The June ETH Bet and Its Consequences
One of the most notable collapses occurred on June 10, when Tate boasted about a 25x leveraged long position on ETH, entering the market at approximately $2,515.90. He expressed confidence in this trade, but mere hours later, the position was liquidated, and the boastful post was hastily deleted.
The very next day, Lookonchain revealed a dashboard snapshot that linked a Hyperliquid tracker address to Tate, disclosing that he had made 76 trades with a win rate of just 35.53% and incurred cumulative losses of around $583,000. This win rate meant that Tate was struggling to make his profitable trades outweigh his losses, a crucial element for sustaining any trading venture. Unfortunately for him, they did not.
The transparent nature of Hyperliquid’s order book meant that every entry, margin call, and liquidation was visible to anyone monitoring Tate's address. His habit of sharing trades before they concluded only heightened this visibility, turning his trading activities into a public spectacle.
The Final Stretch: September to November
September marked another significant loss for Tate, as a long position in WLFI was liquidated for approximately $67,500. Reports indicated that he attempted to re-enter the trade at similar levels but faced further losses, a trend that persisted in the final weeks of his trading career.
By November, the financial situation had become dire. On November 14, a 40x leveraged BTC long was liquidated for about $235,000. Just four days later, Tate's entire account was wiped clean.
The final liquidation occurred on November 18 around 7:15 p.m. EST, as the last of Tate's BTC long positions were liquidated near the $90,000 mark. Arkham's post-mortem analysis indicates that throughout this tumultuous period, Tate deposited $727,000, made no withdrawals, and ultimately lost his entire balance, including the referral earnings.

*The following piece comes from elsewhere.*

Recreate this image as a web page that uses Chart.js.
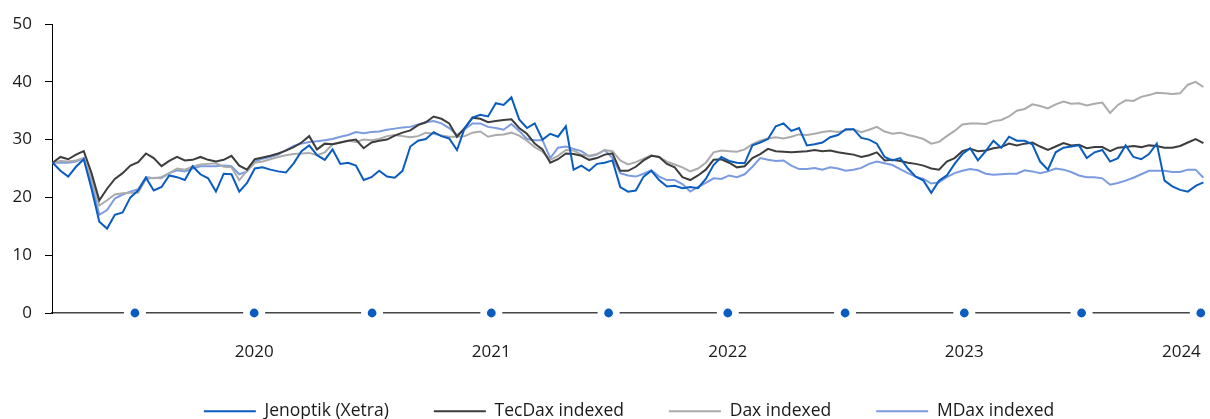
<!DOCTYPE html>
<html>
<head>
<meta charset="utf-8">
<title>Jenoptik vs. indices</title>
<script src="https://cdn.jsdelivr.net/npm/chart.js@4.4.0/dist/chart.umd.min.js"></script>
<style>
  html, body { margin: 0; padding: 0; background: #ffffff; overflow: hidden; }
  #wrap { width: 1210px; height: 419px; overflow: hidden; }
  canvas { display: block; }
</style>
</head>
<body>
<div id="wrap"><canvas id="chart" width="1210" height="430"></canvas></div>
<script>
// Series names as shown in the legend
const seriesNames = ['Jenoptik (Xetra)', 'TecDax indexed', 'Dax indexed', 'MDax indexed'];

// Observations every 12 days, starting 24 Feb 2019
const firstObservation = '2019-02-24';
const stepDays = 12;

// Half-year markers on the time axis (labels on 1 January)
const halfYears = ['2019-07-01', '2020-01-01', '2020-07-01', '2021-01-01', '2021-07-01',
                   '2022-01-01', '2022-07-01', '2023-01-01', '2023-07-01', '2024-01-01'];

const yTicks = [0, 10, 20, 30, 40, 50];

const jenoptik = [
  26.0, 24.6, 23.6, 25.3, 26.6, 21.5, 15.8, 14.6, 17.0, 17.4,
  20.0, 21.2, 23.4, 21.2, 21.8, 23.8, 23.5, 23.0, 25.4, 24.0,
  23.3, 21.0, 24.1, 24.0, 21.0, 22.5, 25.0, 25.2, 24.8, 24.5,
  24.3, 25.9, 28.0, 29.0, 27.3, 26.5, 28.3, 25.8, 26.0, 25.5,
  23.0, 23.5, 24.6, 23.6, 23.4, 24.6, 28.8, 29.8, 30.1, 31.3,
  30.6, 30.2, 28.2, 32.0, 33.8, 34.3, 34.0, 36.3, 36.0, 37.3,
  33.5, 32.0, 32.8, 30.0, 31.0, 30.5, 32.3, 24.8, 25.5, 24.6,
  25.8, 26.0, 26.4, 21.8, 21.0, 21.2, 23.6, 24.6, 23.0, 21.9,
  22.0, 21.6, 21.8, 21.6, 23.2, 25.6, 27.0, 26.3, 26.0, 25.9,
  29.0, 29.5, 30.1, 32.3, 32.8, 31.5, 32.0, 29.0, 29.2, 29.5,
  30.4, 30.8, 31.8, 31.8, 30.3, 30.0, 29.3, 27.0, 26.4, 26.8,
  25.0, 23.6, 22.9, 20.8, 22.9, 23.8, 25.8, 27.5, 28.5, 26.4,
  28.0, 29.8, 28.6, 30.5, 29.8, 29.8, 29.2, 26.2, 24.8, 27.8,
  28.6, 28.8, 29.0, 26.8, 27.8, 28.2, 26.2, 26.8, 29.0, 27.0,
  26.6, 27.5, 29.3, 22.9, 21.9, 21.3, 21.0, 22.0, 22.6
];

const tecDax = [
  26.0, 27.0, 26.6, 27.4, 28.0, 24.2, 19.5, 21.5, 23.2, 24.2,
  25.5, 26.1, 27.6, 26.8, 25.4, 26.3, 27.0, 26.4, 26.5, 27.0,
  26.5, 26.2, 26.5, 27.2, 25.5, 24.8, 26.6, 26.9, 27.2, 27.6,
  28.1, 28.7, 29.5, 30.6, 28.3, 29.3, 29.2, 29.5, 29.8, 30.0,
  28.5, 29.5, 29.8, 30.0, 30.7, 31.2, 31.6, 32.5, 33.0, 34.0,
  33.6, 32.8, 30.5, 32.0, 33.8, 33.6, 33.0, 33.2, 33.4, 33.5,
  32.0, 31.0, 29.3, 28.3, 26.0, 26.6, 27.6, 27.5, 27.2, 26.5,
  26.8, 27.4, 27.6, 24.6, 24.6, 25.3, 26.4, 27.2, 27.0, 25.8,
  25.2, 23.5, 23.0, 23.8, 24.8, 26.5, 26.6, 26.0, 25.2, 25.4,
  26.8, 27.5, 28.4, 28.0, 27.9, 27.8, 27.9, 28.0, 28.2, 28.0,
  28.1, 27.8, 27.6, 27.4, 27.0, 27.3, 27.8, 26.4, 26.5, 26.3,
  26.0, 25.8, 25.5, 25.0, 24.8, 26.2, 26.8, 28.0, 28.4, 28.0,
  28.1, 28.5, 28.7, 29.3, 29.0, 29.3, 29.5, 28.8, 28.2, 28.8,
  29.4, 29.0, 29.1, 28.5, 28.7, 28.7, 28.0, 28.6, 28.7, 28.9,
  28.7, 29.0, 28.9, 28.6, 28.6, 28.9, 29.5, 30.1, 29.4
];

const dax = [
  26.0, 26.3, 26.2, 26.4, 26.8, 23.3, 18.6, 19.5, 20.5, 20.7,
  20.8, 20.8, 23.2, 23.4, 23.3, 24.2, 25.0, 24.8, 25.3, 25.7,
  25.8, 25.9, 25.3, 25.2, 23.0, 24.6, 26.0, 26.2, 26.6, 27.0,
  27.3, 27.5, 27.6, 27.7, 27.3, 27.8, 29.2, 29.5, 29.8, 29.6,
  30.0, 29.9, 30.1, 30.6, 30.8, 30.6, 30.4, 30.6, 31.2, 31.0,
  30.7, 30.5, 30.5, 30.6, 31.2, 31.4, 30.5, 30.8, 30.9, 31.2,
  30.7, 29.8, 28.7, 27.9, 26.5, 27.2, 28.2, 28.1, 27.4, 27.2,
  27.5, 28.2, 28.0, 26.4, 25.7, 26.1, 26.7, 27.3, 27.0, 26.2,
  25.7, 25.2, 24.5, 25.0, 26.0, 27.8, 28.1, 28.0, 27.9, 28.3,
  29.2, 29.8, 30.2, 30.4, 30.2, 30.5, 30.9, 30.8, 31.0, 31.3,
  31.5, 31.3, 31.6, 31.8, 31.3, 31.7, 32.2, 31.4, 31.0, 31.2,
  30.8, 30.5, 30.1, 29.3, 29.6, 30.6, 31.5, 32.6, 32.8, 32.8,
  32.7, 33.2, 33.4, 34.0, 35.0, 35.3, 36.1, 35.8, 35.4, 36.1,
  36.6, 36.2, 36.3, 35.9, 36.2, 36.4, 34.6, 36.0, 36.8, 36.7,
  37.4, 37.7, 38.1, 38.0, 37.9, 38.0, 39.5, 40.0, 39.1
];

const mDax = [
  26.0, 26.0, 26.0, 26.2, 26.8, 22.5, 17.0, 17.8, 19.8, 20.5,
  21.0, 21.4, 23.5, 23.3, 23.5, 24.2, 24.7, 24.5, 25.0, 25.4,
  25.4, 25.4, 25.5, 25.4, 24.0, 24.5, 26.2, 26.7, 27.0, 27.4,
  28.2, 28.9, 29.3, 29.6, 29.7, 29.9, 30.1, 30.5, 30.8, 31.3,
  31.1, 31.3, 31.4, 31.7, 31.9, 32.1, 32.2, 32.6, 33.0, 33.2,
  32.8, 32.0, 30.8, 31.8, 32.8, 32.8, 32.2, 32.0, 31.7, 32.7,
  31.5, 30.1, 29.9, 29.9, 26.8, 28.6, 28.8, 28.4, 28.0, 27.1,
  27.4, 28.2, 26.8, 24.2, 23.8, 23.6, 24.1, 24.7, 23.6, 23.0,
  23.0, 22.3, 21.0, 21.8, 22.5, 23.3, 23.2, 23.8, 23.5, 24.0,
  25.3, 26.8, 26.5, 26.3, 26.4, 25.5, 24.9, 24.9, 25.1, 24.8,
  25.2, 25.0, 24.6, 24.8, 25.1, 25.8, 26.2, 25.9, 25.6, 24.9,
  24.2, 23.6, 23.2, 22.4, 22.6, 23.5, 24.2, 24.6, 24.9, 24.7,
  24.1, 23.9, 24.0, 24.1, 24.1, 24.7, 24.5, 24.2, 24.5, 25.0,
  24.8, 24.4, 23.8, 23.5, 23.5, 23.3, 22.2, 22.5, 22.9, 23.4,
  24.0, 24.6, 24.6, 24.6, 24.4, 24.4, 24.8, 24.8, 23.4
];

const DAY = 86400000;
const t0 = Date.parse(firstObservation + 'T00:00:00Z');
const dates = jenoptik.map((_, i) => t0 + i * stepDays * DAY);
const markerTimes = halfYears.map(d => Date.parse(d + 'T00:00:00Z'));
const toPoints = values => values.map((v, i) => ({ x: dates[i], y: v }));

const FONT = '"Open Sans", "Noto Sans", "DejaVu Sans", sans-serif';
const TEXT = '#1a1a1a';
const BLUE = '#0a5dbf';

const lineStyle = (label, values, color, order, width) => ({
  label, data: toPoints(values), borderColor: color, backgroundColor: color,
  borderWidth: width, pointRadius: 0, pointHoverRadius: 0, tension: 0, order
});

new Chart(document.getElementById('chart'), {
  type: 'line',
  data: {
    datasets: [
      lineStyle(seriesNames[0], jenoptik, BLUE, 1, 2),
      lineStyle(seriesNames[1], tecDax, '#3d3d3d', 2, 2),
      lineStyle(seriesNames[2], dax, '#ababab', 3, 2),
      lineStyle(seriesNames[3], mDax, '#7b9be0', 4, 2),
      {
        label: 'half-year markers', type: 'scatter',
        data: markerTimes.map(t => ({ x: t, y: 0 })),
        pointRadius: 7.7, pointHoverRadius: 7.7,
        pointBackgroundColor: BLUE, pointBorderColor: '#ffffff', pointBorderWidth: 6.6,
        showLine: false, clip: false, order: 0
      }
    ]
  },
  options: {
    responsive: false,
    animation: false,
    devicePixelRatio: 1,
    events: [],
    layout: { autoPadding: false, padding: { top: 24, right: 4, left: 0, bottom: 0 } },
    plugins: {
      tooltip: { enabled: false },
      legend: {
        position: 'bottom',
        fullSize: false,
        labels: {
          filter: item => item.datasetIndex < 4,
          boxWidth: 52, boxHeight: 0, padding: 45,
          color: TEXT, font: { family: FONT, size: 17.5 }
        }
      }
    },
    scales: {
      x: {
        type: 'linear',
        min: Date.parse('2019-02-23T00:00:00Z'),
        max: Date.parse('2024-01-09T00:00:00Z'),
        grid: { display: false, drawTicks: false },
        border: { display: true, color: '#454545', width: 1.6 },
        afterBuildTicks: scale => { scale.ticks = markerTimes.map(v => ({ value: v })); },
        ticks: {
          align: 'inner', padding: 29, autoSkip: false, maxRotation: 0,
          color: TEXT, font: { family: FONT, size: 17 },
          callback: v => { const d = new Date(v); return d.getUTCMonth() === 0 ? String(d.getUTCFullYear()) : ''; }
        },
        afterFit: scale => { scale.height = 44.5; scale.paddingLeft = 0; scale.paddingRight = 0; }
      },
      y: {
        min: yTicks[0], max: yTicks[yTicks.length - 1],
        afterBuildTicks: scale => { scale.ticks = yTicks.map(v => ({ value: v })); },
        grid: { drawOnChartArea: false, drawTicks: true, tickLength: 7, color: '#000000', lineWidth: 1 },
        border: { display: true, color: '#000000', width: 1 },
        ticks: { padding: 13, color: TEXT, font: { family: FONT, size: 17 } },
        afterFit: scale => { scale.width = 52; scale.paddingTop = 0; scale.paddingBottom = 0; }
      }
    }
  }
});
</script>
</body>
</html>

This referral figure deserves special attention: Tate successfully attracted enough traders to Hyperliquid to earn a substantial rebate, only to reinvest those earnings into leveraged positions that had already cost him a fortune. This scenario highlights not just a failure to protect capital but a fundamental misjudgment of the strategy itself.
Between November 1 and November 19, Tate experienced a total of 19 liquidations, positioning him among Hyperliquid's most prominent cases of trading failure.
This entire episode illustrates the dangers of high-leverage trading and serves as a reminder that without proper risk management and strategy assessment, even substantial bankrolls can vanish in the blink of an eye.